Methodology of hierarchical collision avoidance for high‐speed self‐driving vehicle based on motion‐decoupled extraction of scenarios
Zhaolin Liu, Jiqing Chen, Fengchong Lan, Hongyang Xia
Abstract
Collision avoidance is an important requirement for self‐driving systems, particularly in high‐speed scenarios, where a multi‐state coupled motion makes it difficult to simultaneously reach the required accuracy, efficiency, and universal feasibility for different obstacle‐avoidance behaviour. For a coupled multi‐state complexity, a hierarchical collision‐avoidance strategy is proposed that refines the requirements for travelling under such a scenario into two levels, general and special.

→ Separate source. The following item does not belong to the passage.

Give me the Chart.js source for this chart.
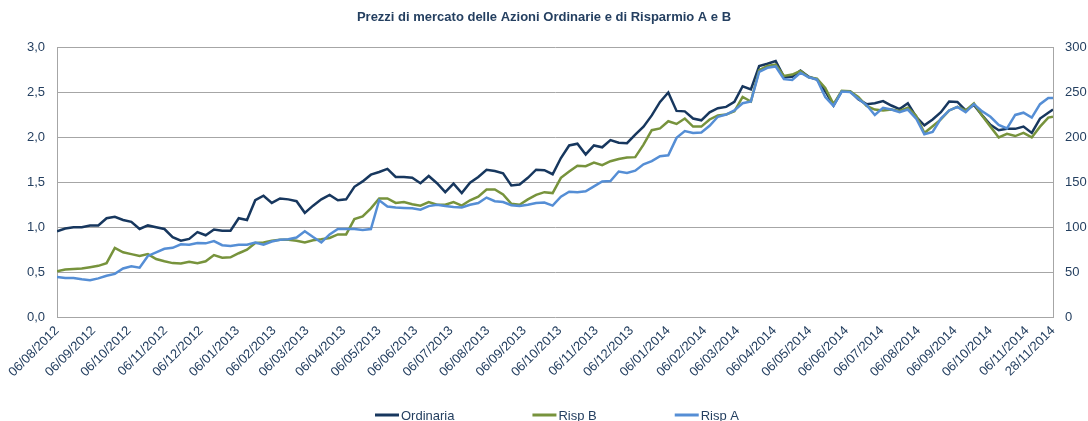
<!DOCTYPE html>
<html>
<head>
<meta charset="utf-8">
<script src="https://cdn.jsdelivr.net/npm/chart.js@4"></script>
<style>
  html, body { margin: 0; padding: 0; background: #fff; }
  #wrap { width: 1088px; height: 421px; position: relative; }
</style>
</head>
<body>
<div id="wrap"><canvas id="prezziChart"></canvas></div>
<script>
// weekly closing samples
const dates = [
  '06/08/2012','13/08/2012','20/08/2012','27/08/2012','03/09/2012','10/09/2012','17/09/2012','24/09/2012','01/10/2012','08/10/2012',
  '15/10/2012','22/10/2012','29/10/2012','05/11/2012','12/11/2012','19/11/2012','26/11/2012','03/12/2012','10/12/2012','17/12/2012',
  '24/12/2012','31/12/2012','07/01/2013','14/01/2013','21/01/2013','28/01/2013','04/02/2013','11/02/2013','18/02/2013','25/02/2013',
  '04/03/2013','11/03/2013','18/03/2013','25/03/2013','01/04/2013','08/04/2013','15/04/2013','22/04/2013','29/04/2013','06/05/2013',
  '13/05/2013','20/05/2013','27/05/2013','03/06/2013','10/06/2013','17/06/2013','24/06/2013','01/07/2013','08/07/2013','15/07/2013',
  '22/07/2013','29/07/2013','05/08/2013','12/08/2013','19/08/2013','26/08/2013','02/09/2013','09/09/2013','16/09/2013','23/09/2013',
  '30/09/2013','07/10/2013','14/10/2013','21/10/2013','28/10/2013','04/11/2013','11/11/2013','18/11/2013','25/11/2013','02/12/2013',
  '09/12/2013','16/12/2013','23/12/2013','30/12/2013','06/01/2014','13/01/2014','20/01/2014','27/01/2014','03/02/2014','10/02/2014',
  '17/02/2014','24/02/2014','03/03/2014','10/03/2014','17/03/2014','24/03/2014','31/03/2014','07/04/2014','14/04/2014','21/04/2014',
  '28/04/2014','05/05/2014','12/05/2014','19/05/2014','26/05/2014','02/06/2014','09/06/2014','16/06/2014','23/06/2014','30/06/2014',
  '07/07/2014','14/07/2014','21/07/2014','28/07/2014','04/08/2014','11/08/2014','18/08/2014','25/08/2014','01/09/2014','08/09/2014',
  '15/09/2014','22/09/2014','29/09/2014','06/10/2014','13/10/2014','20/10/2014','27/10/2014','03/11/2014','10/11/2014','17/11/2014',
  '24/11/2014','28/11/2014'
];

const ordinaria = [
  0.955, 0.985, 1.00, 1.00, 1.02, 1.02, 1.10, 1.115, 1.08, 1.06,
  0.98, 1.02, 1.00, 0.98, 0.89, 0.85, 0.87, 0.945, 0.91, 0.975,
  0.96, 0.96, 1.10, 1.08, 1.30, 1.35, 1.27, 1.32, 1.31, 1.29,
  1.16, 1.24, 1.31, 1.36, 1.30, 1.31, 1.45, 1.51, 1.585, 1.615,
  1.65, 1.56, 1.56, 1.55, 1.49, 1.57, 1.49, 1.39, 1.485, 1.38,
  1.495, 1.56, 1.64, 1.625, 1.60, 1.465, 1.475, 1.55, 1.64, 1.635,
  1.59, 1.77, 1.91, 1.93, 1.81, 1.91, 1.89, 1.97, 1.94, 1.935,
  2.03, 2.12, 2.245, 2.395, 2.50, 2.295, 2.29, 2.21, 2.19, 2.28,
  2.325, 2.34, 2.395, 2.57, 2.535, 2.795, 2.82, 2.85, 2.675, 2.675,
  2.745, 2.675, 2.645, 2.515, 2.355, 2.515, 2.515, 2.425, 2.37, 2.38,
  2.405, 2.355, 2.315, 2.38, 2.23, 2.135, 2.20, 2.28, 2.40, 2.395,
  2.30, 2.36, 2.245, 2.14, 2.08, 2.095, 2.095, 2.12, 2.05, 2.21,
  2.275, 2.31
];

const rispB = [
  0.51, 0.53, 0.535, 0.54, 0.555, 0.57, 0.60, 0.77, 0.72, 0.70,
  0.68, 0.70, 0.645, 0.62, 0.60, 0.595, 0.615, 0.60, 0.62, 0.69,
  0.66, 0.665, 0.71, 0.75, 0.825, 0.83, 0.85, 0.86, 0.86, 0.85,
  0.83, 0.855, 0.865, 0.88, 0.92, 0.92, 1.09, 1.12, 1.21, 1.32,
  1.32, 1.27, 1.28, 1.255, 1.24, 1.28, 1.25, 1.25, 1.28, 1.24,
  1.30, 1.34, 1.42, 1.42, 1.365, 1.26, 1.25, 1.31, 1.36, 1.39,
  1.38, 1.55, 1.62, 1.685, 1.68, 1.72, 1.69, 1.735, 1.76, 1.775,
  1.78, 1.92, 2.08, 2.10, 2.18, 2.15, 2.21, 2.12, 2.12, 2.20,
  2.245, 2.255, 2.29, 2.45, 2.40, 2.75, 2.795, 2.81, 2.685, 2.70,
  2.74, 2.67, 2.655, 2.55, 2.37, 2.52, 2.515, 2.45, 2.35, 2.31,
  2.30, 2.31, 2.295, 2.33, 2.24, 2.05, 2.125, 2.20, 2.30, 2.34,
  2.30, 2.38, 2.24, 2.12, 2.00, 2.04, 2.015, 2.05, 2.00, 2.12,
  2.22, 2.23
];

const rispA = [
  0.445, 0.435, 0.435, 0.42, 0.41, 0.43, 0.46, 0.48, 0.54, 0.565,
  0.55, 0.68, 0.72, 0.76, 0.77, 0.81, 0.805, 0.825, 0.82, 0.845,
  0.80, 0.79, 0.805, 0.805, 0.83, 0.805, 0.84, 0.86, 0.865, 0.885,
  0.955, 0.89, 0.83, 0.92, 0.98, 0.98, 0.98, 0.97, 0.98, 1.30,
  1.23, 1.22, 1.215, 1.21, 1.195, 1.235, 1.25, 1.235, 1.225, 1.22,
  1.25, 1.27, 1.33, 1.29, 1.28, 1.245, 1.235, 1.25, 1.27, 1.275,
  1.24, 1.34, 1.395, 1.39, 1.40, 1.455, 1.51, 1.515, 1.62, 1.605,
  1.63, 1.70, 1.735, 1.79, 1.80, 1.995, 2.07, 2.05, 2.055, 2.13,
  2.23, 2.255, 2.30, 2.38, 2.40, 2.73, 2.775, 2.79, 2.65, 2.64,
  2.72, 2.67, 2.645, 2.45, 2.35, 2.51, 2.505, 2.43, 2.36, 2.25,
  2.33, 2.31, 2.28, 2.31, 2.21, 2.035, 2.06, 2.21, 2.30, 2.34,
  2.28, 2.37, 2.29, 2.23, 2.14, 2.10, 2.25, 2.275, 2.22, 2.37,
  2.44, 2.44
];

const tickLabels = [
  '06/08/2012','06/09/2012','06/10/2012','06/11/2012','06/12/2012','06/01/2013','06/02/2013',
  '06/03/2013','06/04/2013','06/05/2013','06/06/2013','06/07/2013','06/08/2013','06/09/2013',
  '06/10/2013','06/11/2013','06/12/2013','06/01/2014','06/02/2014','06/03/2014','06/04/2014',
  '06/05/2014','06/06/2014','06/07/2014','06/08/2014','06/09/2014','06/10/2014','06/11/2014',
  '28/11/2014'
];

const FONT = "'Liberation Sans', Arial, sans-serif";
const TEXT = '#243F60';
const GRID = '#a6a6a6';

// days since the first date
const dayOf = (s) => {
    const [d, m, y] = s.split('/').map(Number);
    return (Date.UTC(y, m - 1, d) - Date.UTC(2012, 7, 6)) / 86400000;
};
const tickDays = tickLabels.map(dayOf);
const toPoints = (vals) => dates.map((d, i) => ({ x: dayOf(d), y: vals[i] }));

// legend drawn as short lines, spaced like the original
const lineLegend = {
    id: 'lineLegend',
    afterDraw(chart) {
        const ctx = chart.ctx;
        const items = chart.data.datasets;
        ctx.save();
        ctx.font = '13px ' + FONT;
        const sample = 24, gap = 2, spacing = 78;
        const widths = items.map(ds => sample + gap + ctx.measureText(ds.label).width);
        const total = widths.reduce((a, b) => a + b, 0) + spacing * (items.length - 1);
        let x = 557 - total / 2;
        const y = 415;
        items.forEach((ds, i) => {
            ctx.strokeStyle = ds.borderColor;
            ctx.lineWidth = 3;
            ctx.beginPath();
            ctx.moveTo(x, y);
            ctx.lineTo(x + sample, y);
            ctx.stroke();
            ctx.fillStyle = TEXT;
            ctx.textAlign = 'left';
            ctx.textBaseline = 'middle';
            ctx.fillText(ds.label, x + sample + gap, y + 1);
            x += widths[i] + spacing;
        });
        ctx.restore();
    }
};

const ctx = document.getElementById('prezziChart').getContext('2d');
new Chart(ctx, {
    type: 'line',
    data: {
        datasets: [{
            label: 'Ordinaria',
            data: toPoints(ordinaria),
            borderColor: '#17375E',
            borderWidth: 2.5,
            pointRadius: 0,
            order: 2
        }, {
            label: 'Risp B',
            data: toPoints(rispB),
            borderColor: '#77933C',
            borderWidth: 2.5,
            pointRadius: 0,
            order: 1
        }, {
            label: 'Risp A',
            data: toPoints(rispA),
            borderColor: '#558ED5',
            borderWidth: 2.5,
            pointRadius: 0,
            order: 0
        }]
    },
    options: {
        responsive: true,
        maintainAspectRatio: false,
        animation: false,
        layout: { padding: 0 },
        plugins: {
            legend: { display: false },
            tooltip: { enabled: false },
            title: {
                display: true,
                text: 'Prezzi di mercato delle Azioni Ordinarie e di Risparmio A e B',
                color: TEXT,
                font: { family: FONT, size: 13, weight: 'bold' },
                padding: { top: 10, bottom: 22 }
            }
        },
        scales: {
            x: {
                type: 'linear',
                min: 0,
                max: dayOf('28/11/2014'),
                afterBuildTicks: (scale) => { scale.ticks = tickDays.map(v => ({ value: v })); },
                afterFit: (scale) => { scale.height = 104; },
                grid: { display: false, drawTicks: false },
                border: { display: false },
                ticks: {
                    autoSkip: false,
                    maxRotation: 45,
                    minRotation: 45,
                    padding: 6,
                    color: TEXT,
                    font: { family: FONT, size: 13 },
                    callback: (v) => tickLabels[tickDays.indexOf(v)]
                }
            },
            y: {
                position: 'left',
                min: 0,
                max: 3,
                afterFit: (scale) => { scale.width = 57; },
                grid: { color: GRID, drawTicks: false },
                border: { display: true, color: GRID },
                ticks: {
                    stepSize: 0.5,
                    padding: 12,
                    color: TEXT,
                    font: { family: FONT, size: 13 },
                    callback: (v) => v.toFixed(1).replace('.', ',')
                }
            },
            y1: {
                position: 'right',
                min: 0,
                max: 300,
                afterFit: (scale) => { scale.width = 35; },
                grid: { display: false, drawTicks: false },
                border: { display: true, color: GRID },
                ticks: {
                    stepSize: 50,
                    padding: 12,
                    color: TEXT,
                    font: { family: FONT, size: 13 }
                }
            }
        }
    },
    plugins: [lineLegend]
});
</script>
</body>
</html>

At the general level, the moving elliptical contour of the subject vehicle is regularised as a settled circle through a projective transformation, which attempts to determine the subject‐motion‐decoupled scenario. Throughout the transformation, all positional relationships between the subject and the object vehicles are retained using invariants. At the special level, a group of relative critical collision trajectories is achieved through a feature‐distance‐based multi‐dimensional geometric optimisation model. Under the motion‐decoupled scenario, a precise collision avoidance condition is constructed by mathematically expressing the relative critical collision trajectory group using a parameterised spatio‐temporal curvilinear interpolation model, which provides a reasonable safety redundancy and trajectory domain to ensure both the efficiency and accuracy of the computation. In a simulation, planning trajectories using this collision‐avoidance strategy is adaptive for different collision‐avoidance behaviour and are more efficient than those of other algorithms.